Con
escasos cuestionamientos, la historia del arte ha dado por sentado siempre que
el hecho artístico es una producción de Belleza. El estudio de la Estética y el
estudio del Arte, por tanto, han ido casi siempre en paralelo. Aunque no ha
sido necesariamente así en los orígenes, y de hecho la poesía no pasó a
integrar parte de lo que hoy conocemos como Arte hasta el Renacimiento. La
Belleza, tradicionalmente, se consideró un equilibrio de la naturaleza (la Gran
Armonía: el número perfecto), a la que el Arte debería recrear. Hacemos un
rápido recorrido por la historia de las
ideas estéticas, para concluir con una constatación: en el caso de la Poesía,
al menos desde fines del siglo XIX, esta identificación especular de arte y belleza
comienza a hacer agua.

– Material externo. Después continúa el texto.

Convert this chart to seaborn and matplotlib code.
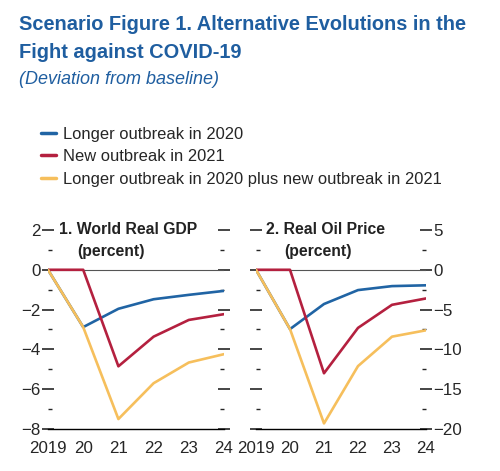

La convicción de que la naturaleza no tiene valores en
sí misma, sino los que les adjudica la conciencia humana; y de que la Gran
Armonía no puede expresar en toda su riqueza y paradoja la conciencia
desgarrada del hombre actual; permiten cambiar el eje de los antiguos
supuestos. El Arte contemporáneo abjura y denuncia la Armonía, pero no es a
pesar de sus manifiestos un empezar de nuevo, sino una batalla por romper (y
probablemente reconstruir) esa Armonía preexistente.